The R32 won the Japanese Touring Car Championship in 1990 and 1994. It also won the 1990 24 Hours of the Nurburgring outright. But it was in the Australian Touring Car Championships that the R32 would earn its moniker. After winning the 1990, 1991, and 1992 ATCC, it was nicknamed ‘Godzilla.’

1994 Nissan Skyline GTR R32 Vspec II
1994 Nissan Skyline GTR R32 Vspec II | Montu Motors

Nissan produced several variants of the R32 Skyline GTR. Hagerty reports Nissan produced 560 Nismo versions in 1990, with a different rear spoiler, body modifications, no rear windshield wiper, and front bumper air intakes. The Nismo version also came with no ABS, steel turbo wheels instead of ceramic, and a cast stainless steel exhaust manifold. After that, R&T reports, came the Vspec and Vspec II models, with a beefed-up transmission, Brembo brakes with larger rotors, and a strengthened clutch. N1 models came with some parts, like the A/C, removed to save weight.

The R33

As of this writing, the 1995-1998 R33 Nissan Skyline GTR has just become import-eligible.
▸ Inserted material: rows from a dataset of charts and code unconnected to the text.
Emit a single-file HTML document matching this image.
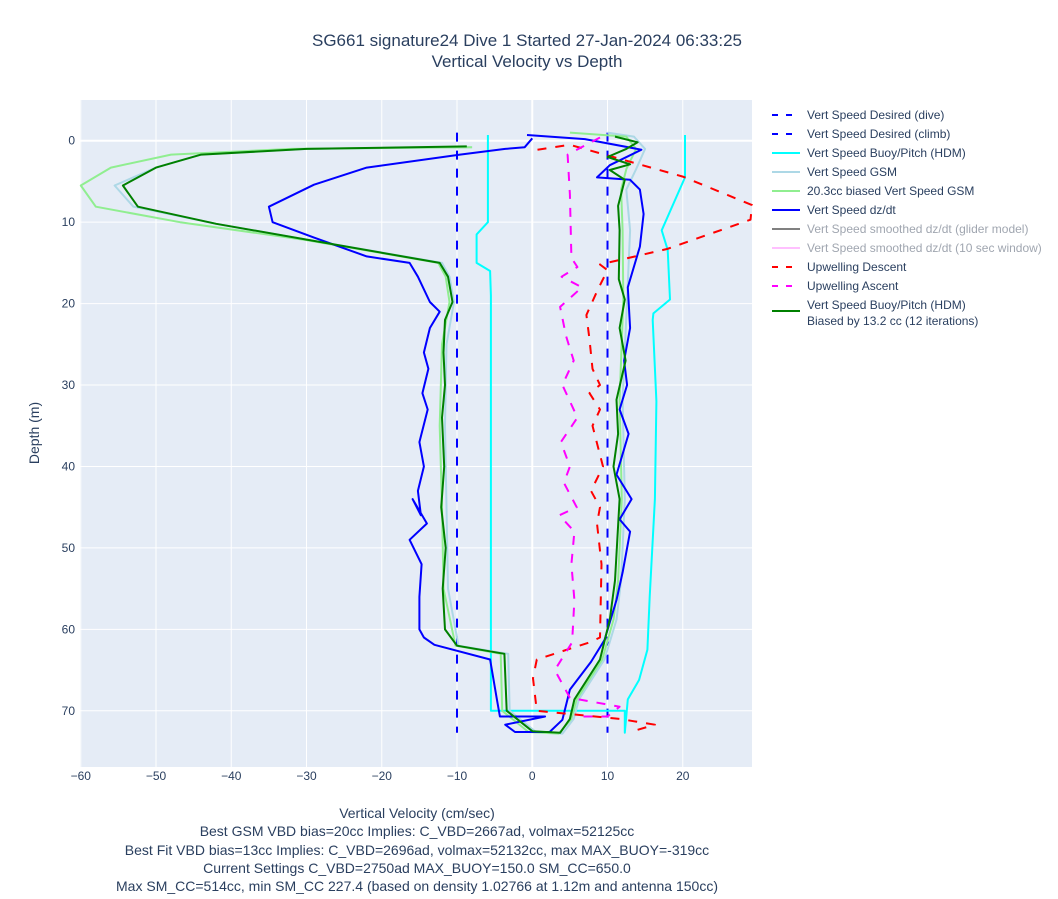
<!DOCTYPE html>
<html><head><meta charset="utf-8"><style>
body{margin:0;background:#fff;font-family:"Liberation Sans",Arial,sans-serif;}
svg text{font-family:"Liberation Sans",Arial,sans-serif;}
</style></head><body>
<svg id="chart" width="1058" height="894" xmlns="http://www.w3.org/2000/svg">
<rect x="0" y="0" width="1058" height="894" fill="#fff"/>
<text x="527" y="46" text-anchor="middle" font-size="17" fill="#2a3f5f">SG661 signature24 Dive 1 Started 27-Jan-2024 06:33:25</text>
<text x="527" y="67" text-anchor="middle" font-size="17" fill="#2a3f5f">Vertical Velocity vs Depth</text>
<rect x="80" y="100" width="672" height="667" fill="#e5ecf6"/>
<g id="grid"></g>
<g id="series"></g>
<g id="ticks"></g>
<text x="417" y="818" text-anchor="middle" font-size="14" fill="#2a3f5f">Vertical Velocity (cm/sec)</text>
<text x="417" y="836" text-anchor="middle" font-size="14" fill="#2a3f5f">Best GSM VBD bias=20cc Implies: C_VBD=2667ad, volmax=52125cc</text>
<text x="417" y="855" text-anchor="middle" font-size="14" fill="#2a3f5f">Best Fit VBD bias=13cc Implies: C_VBD=2696ad, volmax=52132cc, max MAX_BUOY=-319cc</text>
<text x="417" y="873" text-anchor="middle" font-size="14" fill="#2a3f5f">Current Settings C_VBD=2750ad MAX_BUOY=150.0 SM_CC=650.0</text>
<text x="417" y="891" text-anchor="middle" font-size="14" fill="#2a3f5f">Max SM_CC=514cc, min SM_CC 227.4 (based on density 1.02766 at 1.12m and antenna 150cc)</text>
<text x="0" y="0" transform="translate(39,433) rotate(-90)" text-anchor="middle" font-size="14" fill="#2a3f5f">Depth (m)</text>
<g id="legend"></g>
</svg>
<script>
const NS="http://www.w3.org/2000/svg";
const xTicks=[-60,-50,-40,-30,-20,-10,0,10,20];
const yTicks=[0,10,20,30,40,50,60,70];
// Data: velocity (cm/s) and depth (m)
const desiredDiveV=[-10,-10];
const desiredDiveD=[-1,72.7];
const desiredClimbV=[10,10];
const desiredClimbD=[-1,72.7];
const hdmV=[-5.9,-5.9,-7.4,-7.4,-5.6,-5.5,-5.5,-5.5,12.3,12.3,12.7,14.2,15.3,15.6,16.3,16.5,16,16.1,18.3,18,17.2,20.3,20.3];
const hdmD=[-0.7,10,11.5,15,16,19,50,70,70,72.7,68.6,66.2,62.5,56,44,32,22,21.2,19.5,13.4,11,4.5,-0.7];
const gsmV=[-8,-30,-44,-50,-55.5,-53,-42,-29.6,-12,-11,-10.4,-11.4,-11.6,-11.4,-11.2,-9.8,-3.2,-3,0.5,4,5.5,6.2,9.6,11.2,11.8,12.3,12,12.6,13,12.5,13.8,15,13.5,10];
const gsmD=[0.8,1,1.7,3.3,5.5,8.1,10.2,12.2,15,16.7,19.8,25,35,45,55,62,63,70,72.6,72.8,71,68.6,63.7,58.8,54,44,31.8,19.5,11,6,3.5,1,-0.5,-1];
const gsmBiasV=[-8,-32,-48,-56,-60,-58,-46.8,-30,-12.5,-11.5,-11,-12,-12.3,-12,-11.8,-10.2,-4.2,-4,-0.5,3.5,5.2,5.9,9.3,10.8,11.4,11.9,11.6,12.1,12,11.8,12.5,13.8,12.5,5];
const gsmBiasD=[0.8,1,1.7,3.3,5.5,8.1,10,12.2,15,16.7,19.8,25,35,45,55,62,63,70,72.6,72.8,71,68.6,63.7,58.8,54,44,31.8,19.5,11,6,3.5,1,-0.5,-1];
const dzdtV=[0,-1,-3.6,-9.6,-22,-29,-35,-34.5,-29,-22,-16.3,-15.2,-13.6,-12.3,-13.6,-14.4,-13.8,-14.6,-13.9,-15,-14.4,-15.2,-14.8,-15.9,-14,-16.3,-14.7,-15,-15,-14.4,-13,-5.6,-4.7,-4.3,1.7,-3.6,-2.3,2.3,4,5,7.8,9.6,11.2,12,13,11.6,13.2,11.2,12.8,11.6,12.6,12.2,13,12.7,14.3,14.8,14.3,13,8.6,10.3,14.5,7,-0.7];
const dzdtD=[-0.3,0.8,1,1.7,3.3,5.4,8.1,10,11.9,14.2,15,16.7,19.8,21,23,26,28,31,33,37,40,43,46,44,47,49,52,56,60,61,61.9,63.7,68.6,70.7,70.7,71.7,72.6,72.6,71.1,67.4,64,61.3,56.4,53,48,46.5,44,41,36,33,30,27,23,18,13,9,6,4.8,4.5,3,1.1,-0.2,-0.7];
const upDescV=[0.7,5,20,29.2,29,17.9,9,10,8.7,7.2,7.6,8,9,7.6,9,8,9.4,7.8,9,8.6,9.2,9,7.6,0.6,0.1,0.6,11.6,16.3,13];
const upDescD=[1.1,0.5,4.4,7.9,9.7,13.3,15.2,15.9,18.3,21.4,24.4,28,30,31,33,35,40,43,45,47,52,61,61.6,63.7,66,70,71,71.7,72.6];
const upAscV=[9,4.7,5,5.2,6,3.9,6.6,3.7,4.5,5.5,4,6,3.8,5,4.2,5.9,3.6,5.6,5.2,5.6,5.3,3,5,11.6,10,6.3];
const upAscD=[-0.4,1.7,6.6,14.4,15.5,16.7,18,20.4,24,27,30,34,37,40,42,45,46,48,52,56.4,61.6,65,68.4,69.5,70.7,70.7];
const biasedV=[-8.7,-30,-44,-50,-54.4,-52.4,-42,-29.6,-12.3,-11.2,-10.6,-11.6,-11.8,-11.6,-12,-11.7,-12.1,-11.5,-11.9,-11.6,-10,-3.7,-3.4,0,3.7,5,5.6,9,10.3,11,11.6,10.8,11.4,11.2,12.4,11.6,12.3,11.5,11.6,11.4,12.3,10.3,13,10,12.5,14,11];
const biasedD=[0.7,1,1.7,3.3,5.5,8.1,10.2,12.2,15,16.7,19.8,22,26,30,34,40,45,50,55,60,62,63,70,72.5,72.7,71,68.6,63.7,58.8,54,44,40,36,31.8,27,23,19.5,17,11,8,4.8,3.6,2.9,2,1,0.2,-0.5];
const X0=80,X1=752,Y0=100,Y1=767;
const xmin=-60.1,xmax=29.2,ymin=-5,ymax=76.9;
function sx(v){return X0+(v-xmin)/(xmax-xmin)*(X1-X0);}
function sy(d){return Y0+(d-ymin)/(ymax-ymin)*(Y1-Y0);}
const svg=document.getElementById('chart');
const grid=document.getElementById('grid'),ticks=document.getElementById('ticks'),ser=document.getElementById('series'),leg=document.getElementById('legend');
function mk(tag,attrs,parent){const e=document.createElementNS(NS,tag);for(const k in attrs)e.setAttribute(k,attrs[k]);parent.appendChild(e);return e;}
xTicks.forEach(t=>{
  const l=mk('line',{x1:sx(t),x2:sx(t),y1:Y0,y2:Y1,stroke:'#fff','stroke-width':t===0?2:1},grid);
  
  
  const tx=mk('text',{x:sx(t),y:780,'text-anchor':'middle','font-size':12,fill:'#2a3f5f'},ticks);
  tx.textContent=(t<0?'\u2212'+(-t):t);
  
  
});
yTicks.forEach(t=>{
  const l=mk('line',{x1:X0,x2:X1,y1:sy(t),y2:sy(t),stroke:'#fff','stroke-width':t===0?2:1},grid);
  
  
  const tx=mk('text',{x:75,y:sy(t)+4,'text-anchor':'end','font-size':12,fill:'#2a3f5f'},ticks);
  tx.textContent=t;
  
  
});
function line(vs,ds,color,width,dash,name){
  const p=vs.map((v,i)=>(i?'L':'M')+sx(v).toFixed(1)+','+sy(ds[i]).toFixed(1)).join('');
  const e=mk('path',{d:p,fill:'none',stroke:color,'stroke-width':width,'stroke-linejoin':'round'},ser);
  if(dash)e.setAttribute('stroke-dasharray',dash);
  
  
}
line(desiredDiveV,desiredDiveD,'#0000ff',2,'9,9','series-desired-dive');
line(desiredClimbV,desiredClimbD,'#0000ff',2,'9,9','series-desired-climb');
line(hdmV,hdmD,'#00ffff',2,null,'series-buoy-pitch-hdm');
line(gsmV,gsmD,'#add8e6',2,null,'series-gsm');
line(gsmBiasV,gsmBiasD,'#90ee90',2,null,'series-biased-gsm');
line(dzdtV,dzdtD,'#0000ff',2,null,'series-dzdt');
line(upDescV,upDescD,'#ff0000',2,'9,9','series-upwelling-descent');
line(upAscV,upAscD,'#ff00ff',2,'9,9','series-upwelling-ascent');
line(biasedV,biasedD,'#008000',2,null,'series-biased-hdm');
const legendItems=[
 ['Vert Speed Desired (dive)','#0000ff','6,8','#2a3f5f'],
 ['Vert Speed Desired (climb)','#0000ff','6,8','#2a3f5f'],
 ['Vert Speed Buoy/Pitch (HDM)','#00ffff',null,'#2a3f5f'],
 ['Vert Speed GSM','#add8e6',null,'#2a3f5f'],
 ['20.3cc biased Vert Speed GSM','#90ee90',null,'#2a3f5f'],
 ['Vert Speed dz/dt','#0000ff',null,'#2a3f5f'],
 ['Vert Speed smoothed dz/dt (glider model)','#808080',null,'#a0a6b0'],
 ['Vert Speed smoothed dz/dt (10 sec window)','#ffc0ff',null,'#a0a6b0'],
 ['Upwelling Descent','#ff0000','6,8','#2a3f5f'],
 ['Upwelling Ascent','#ff00ff','6,8','#2a3f5f'],
];
legendItems.forEach((it,i)=>{
  const y=115+i*19;
  const g=mk('g',{},leg);
  
  
  const l=mk('line',{x1:772,x2:800,y1:y,y2:y,stroke:it[1],'stroke-width':2},g);
  if(it[2])l.setAttribute('stroke-dasharray',it[2]);
  const t=mk('text',{x:807,y:y+4,'font-size':12,fill:it[3]},g);
  t.textContent=it[0];
});
const g=mk('g',{},leg);


mk('line',{x1:772,x2:800,y1:311,y2:311,stroke:'#008000','stroke-width':2},g);
const t1=mk('text',{x:807,y:309,'font-size':12,fill:'#2a3f5f'},g);t1.textContent='Vert Speed Buoy/Pitch (HDM)';
const t2=mk('text',{x:807,y:325,'font-size':12,fill:'#2a3f5f'},g);t2.textContent='Biased by 13.2 cc (12 iterations)';
</script>
</body></html>
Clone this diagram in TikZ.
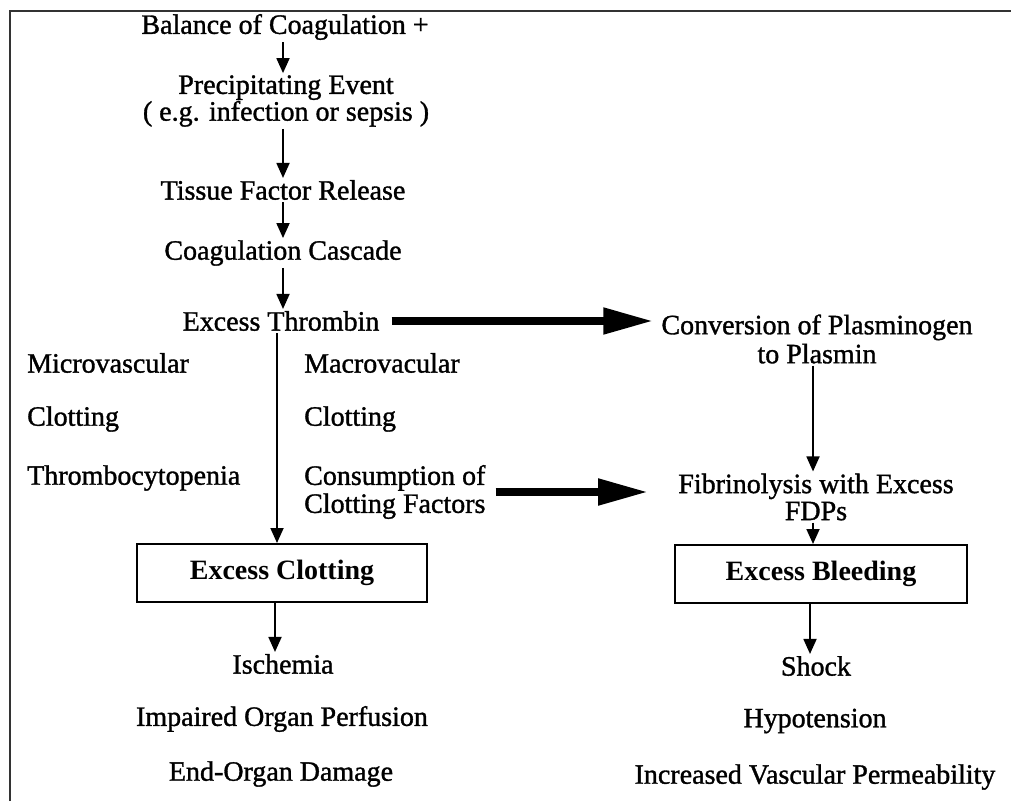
\documentclass[tikz,border=0pt]{standalone}
\usepackage{fontspec}
\setmainfont{Liberation Serif}
\newfontfamily\heavy[FakeBold=1.2]{Liberation Serif}
\usetikzlibrary{arrows.meta,calc}
\begin{document}
\begin{tikzpicture}[x=1pt,y=-1pt,
  txt/.style={inner sep=2pt, font=\heavy\fontsize{28}{23}\selectfont, align=center},
  ltxt/.style={inner sep=0pt, font=\heavy\fontsize{28}{28}\selectfont, align=left, anchor=west},
  boxnode/.style={draw, line width=2pt, minimum width=290pt, minimum height=58pt, font=\fontsize{28}{28}\selectfont\bfseries},
  thin/.style={line width=1.8pt, -{Triangle[length=15pt,width=13pt]}},
  big/.style={line width=8pt, -{Triangle[length=50pt,width=25pt]}}
]
\useasboundingbox (0,0) rectangle (1011,801);
\fill[white] (0,0) rectangle (1011,801);
\draw[line width=2.5pt, black!80] (10,801) -- (10,11) -- (1011,11);
\coordinate (axis) at (283,0);

\node[txt] (bal) at (285,27) {Balance of Coagulation +};
\node[txt] (prec) at (286,101) {Precipitating Event\\( e.g. infection or sepsis )};
\node[txt] (tis) at (283,190) {Tissue Factor Release};
\node[txt] (coag) at (283,253) {Coagulation Cascade};
\node[txt] (thr) at (281,321) {Excess Thrombin};
\node[txt, font=\heavy\fontsize{28}{29}\selectfont] (conv) at (817,339) {Conversion of Plasminogen\\to Plasmin};
\node[txt, font=\heavy\fontsize{28}{27}\selectfont] (fib) at (816,497) {Fibrinolysis with Excess\\FDPs};

\node[ltxt] (micro) at (27,363) {Microvascular};
\node[ltxt] (clotl) at (27,419) {Clotting};
\node[ltxt] (thrombo) at (27,478) {Thrombocytopenia};
\node[ltxt] (macro) at (304,363) {Macrovacular};
\node[ltxt] (clotr) at (304,419) {Clotting};
\node[ltxt] (cons) at (304,492) {Consumption of\\Clotting Factors};

\node[boxnode] (clot) at (282,573) {Excess Clotting};
\node[boxnode, minimum width=292pt, minimum height=58pt] (bleed) at (821,574) {Excess Bleeding};

\node[txt] (isch) at (283,664) {Ischemia};
\node[txt] (imp) at (282,719) {Impaired Organ Perfusion};
\node[txt] (endo) at (281,774) {End-Organ Damage};
\node[txt] (shock) at (816,666) {Shock};
\node[txt] (hypo) at (815,721) {Hypotension};
\node[txt] (incr) at (815,777) {Increased Vascular Permeability};

\draw[thin] (bal.south -| axis) -- (prec.north -| axis);
\draw[thin] (prec.south -| axis) -- (tis.north -| axis);
\draw[thin] (tis.south -| axis) -- (coag.north -| axis);
\draw[thin] (coag.south -| axis) -- (thr.north -| axis);
\draw[thin] ([xshift=-4pt]thr.south) -- ([xshift=-4pt]thr.south |- clot.north);
\draw[thin] ([xshift=-7pt]clot.south) -- ([xshift=-7pt]clot.south |- isch.north);
\draw[thin] ([xshift=-4pt]conv.south) -- ([xshift=-4pt]conv.south |- fib.north);
\draw[thin] ([xshift=-3pt]fib.south) -- ([xshift=-3pt]fib.south |- bleed.north);
\draw[thin] ([xshift=-6pt]shock.north |- bleed.south) -- ([xshift=-6pt]shock.north);
\draw[big] ([xshift=10pt]thr.east) -- ([xshift=-6pt]conv.west |- thr.east);
\draw[big] ([xshift=10pt]cons.east) -- ([xshift=-28pt]fib.west |- cons.east);
\end{tikzpicture}
\end{document}
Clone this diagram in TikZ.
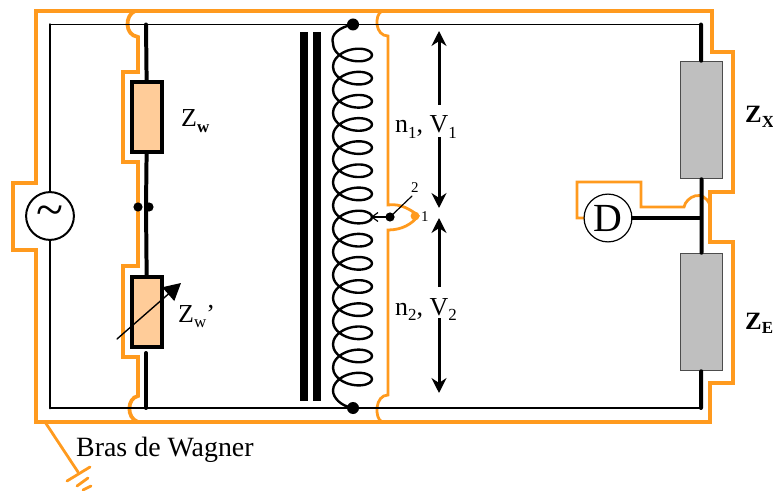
\documentclass[tikz,border=0pt]{standalone}
\usepackage{fontspec}
\setmainfont{Liberation Serif}
\usetikzlibrary{arrows.meta}
\definecolor{guard}{HTML}{FF9A1E}
\definecolor{armfill}{HTML}{FFCC99}
\definecolor{loadfill}{HTML}{BFBFBF}
\newcommand{\fs}[1]{\fontsize{#1}{#1}\selectfont}
\newcommand{\low}[2][0.2em]{\raisebox{-#1}{\fs{17}#2}}
\tikzset{
	guardline/.style={guard,line width=3.8pt},
	guardthin/.style={guard,line width=2.8pt},
	armbox/.style={draw,fill=armfill,line width=3.8pt,minimum width=30,minimum height=71,inner sep=0pt},
	loadbox/.style={draw=black!70,fill=loadfill,line width=1pt,minimum width=43,minimum height=118,inner sep=0pt},
	ring/.style={circle,draw,fill=white,inner sep=0pt,minimum size=48},
	lbl/.style={anchor=base west,inner sep=0pt,font=\fs{26}},
	volt/.style={-{Stealth[length=15pt,width=15pt]},line width=3pt,line cap=butt},
}
\begin{document}
\begin{tikzpicture}[x=1bp,y=-1bp,>=stealth,line join=miter,line cap=round,font=\fs{26}]
	\useasboundingbox (0,0) rectangle (773,491);
	\path (50,24.5) coordinate (TL)
	(146,24.5) coordinate (TA)
	(353,24.5) coordinate (TC)
	(701,24.5) coordinate (TR)
	(50,408) coordinate (BL)
	(146,408) coordinate (BA)
	(353,408) coordinate (BC)
	(701,408) coordinate (BR)
	(701,218) coordinate (DJ)
	(146,207) coordinate (AM)
	(146,353) coordinate (AL)
	(36,11) coordinate (GTL)
	(712,11) coordinate (GTR)
	(36,422) coordinate (GBL)
	(710,422) coordinate (GBR)
	(45,422) coordinate (GE)
	(78,472) coordinate (GF)
	(390,217) coordinate (W)
	(439,31) coordinate (VA)
	(439,105) coordinate (VB)
	(439,137) coordinate (VC)
	(439,208) coordinate (VD)
	(439,218) coordinate (VE)
	(439,287) coordinate (VF)
	(439,318) coordinate (VG)
	(439,393) coordinate (VH)
	;
	
	% guard circuit
	\draw[guardline] (GTL)--(GTR)--(712,52)--(733,52)--(733,192)--(710,192)--(710,242)--(733,242)--(733,383)--(710,383)--(GBR)--(GBL)--(36,250)--(13,250)--(13,183)--(36,183)--cycle;
	\draw[guardline] (135,11) .. controls (125,15) and (124,35) .. (138,37)--(138,72)--(123,72)--(123,162)--(138,162)--(138,266)--(123,266)--(123,357)--(138,357)--(138,396) .. controls (127,398) and (126,418) .. (138,422);
	\draw[guardthin] (382,11) .. controls (374,15) and (375,36) .. (388,36)--(388,205) .. controls (400,203) and (412,210) .. (418,216) .. controls (412,224) and (402,230) .. (388,230)--(388,395) .. controls (375,395) and (374,418) .. (382,422);
	\draw[guardthin] (587,218)--(577,218)--(577,182)--(641,182)--(641,207)--(684,207) .. controls (686,197) and (703,188) .. (710,205);
	\draw[guardthin] (GE)--(GF);
	\draw[guardthin] (67,481)--(90,467) (77,486)--(88,478) (83,490)--(91,486);
	\fill[guard] (415,216) circle (4.4);
	
	% source, arm, load
	\node[ring,line width=2pt] (S) at (50,216) {\fs{50}\raisebox{-2pt}{\textasciitilde}};
	\node[armbox] (ZA) at (147,117) {};
	\node[armbox] (ZB) at (147,312) {};
	\node[loadbox] (ZX) at (701.5,120) {};
	\node[loadbox] (ZE) at (701.5,312) {};
	\node[ring,line width=1.2pt] (D) at (608,218) {\fs{40}D};
	
	% black wires
	\draw[line width=2pt] (TL)--(TR);
	\draw[line width=2pt] (BL)--(BR);
	\draw[line width=3pt] (TL)--(S) (S)--(BL);
	\draw[line width=4pt] (TA)--(ZA) (ZA)--(AM)--(ZB) (AL)--(BA);
	\draw[line width=4pt] (TR)--(ZX) (ZX)--(ZE) (ZE)--(BR);
	\draw[line width=3.2pt] (D)--(DJ);
	\fill (138,207) circle (4.6) (149,207) circle (4.6);
	
	% core
	\fill (300,32) rectangle (307.5,400.5);
	\fill (313,32) rectangle (321,400.5);
	
	% coil
	\draw[line width=2.4pt,line join=round] (TC) .. controls (340,27) and (330,34) .. (333,43.5)
	--plot[variable=\t,domain=-180:5220,samples=361,smooth] ({352.5+19.5*cos(\t)},{55+\t/360*23.15-11.5*sin(\t)})
	.. controls (333,397) and (340,406) .. (BC);
	\fill (TC) circle (6) (BC) circle (6);
	
	% wiper
	\fill (W) circle (4.6);
	\draw[-{Straight Barb[length=6pt,width=9pt]},line width=1.2pt] (W)--(371,217);
	\draw[line width=1.2pt] (W)--(412,196);
	
	% adjustable arrow
	\draw[-{Triangle[length=17pt,width=18pt]},line width=1.4pt] (117,339)--(181,283);
	
	% voltage arrows
	\draw[volt] (VB)--(VA);
	\draw[volt] (VC)--(VD);
	\draw[volt] (VF)--(VE);
	\draw[volt] (VG)--(VH);
	
	% labels
	\node[lbl] (Lw) at (181,127) {Z\low{\textbf{w}}};
	\node[lbl] (Lv) at (178,322) {Z\low{w}'};
	\node[lbl,font=\fs{25}] (Lx) at (745,123) {\textbf{Z}\low{\textbf{X}}};
	\node[lbl,font=\fs{25}] (Ly) at (745,329) {\textbf{Z}\low{\textbf{E}}};
	\node[lbl] (La) at (395,133) {n\low{1}, V\low{1}};
	\node[lbl] (Lb) at (395,315) {n\low{2}, V\low{2}};
	\node[lbl,font=\fs{15}] (Lc) at (421,222) {1};
	\node[lbl,font=\fs{15}] (Ld) at (411,193) {2};
	\node[lbl,font=\fs{28}] (Le) at (76,456) {Bras de Wagner};
\end{tikzpicture}
\end{document}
Jalopnik reports that the R33 tends to be ignored compared to the earlier R32 and later R34, due to the R32’s racing success and the R34’s starring role in Fast and Furious.

Nevertheless, R&T and users on the r/Cars sub-Reddit report that, in many ways, the R33 improved on the R32. It didn’t (allegedly) make more power, due to the gentleman’s agreement, but it had more torque, a stronger transmission, and it resolved an oil pump issue that plagued early R32s. It was also stiffer, with an improved AWD and four-wheel steering system, as well as better weight distribution.

In addition, unlike the R32, a Vspec model was available from the start. Garage Dreams reports that the R33 Vspec featured sportier suspension, with a further-improved AWD system, complete with a limited-slip rear differential. And again, there was an N1 trim, which had no ABS, A/C, stereo system, or even trunk carpet.

Pricing and availability

1971 Nissan Skyline GTR
1971 Nissan Skyline GTR | Bring a Trailer

Hakosuka Skyline GTRs are by far the rarest and most expensive. One sold in 2017 on Bring a Trailer for $126k, and Forbes reports well-preserved models can be worth over $150,000.

1990 Nissan Skyline GTR
1990 Nissan Skyline GTR | Toprank Importers

R32s, in contrast, are both more plentiful and more popular. However, many were modified over the years, which means stock models carry a premium, especially with lower mileages. Nismo and Vspec models are also generally more expensive. Nevertheless, Toprank Importers has several R32 Nissan Skyline GTRs available between $30,000-$40,000.

1995 Nissan Skyline GTR R33 Vspec side
1995 Nissan Skyline GTR R33 Vspec side | Montu Motors

It’s difficult to gauge R33 pricing because imports are just starting up. However, they seem to be hovering around $50,000-$65,000. Again, Vspec models are more expensive: as of this writing, Montu Motors has an R33 Vspec available for $64,900.

But that doesn’t seem like a lot for getting Godzilla in your garage, though.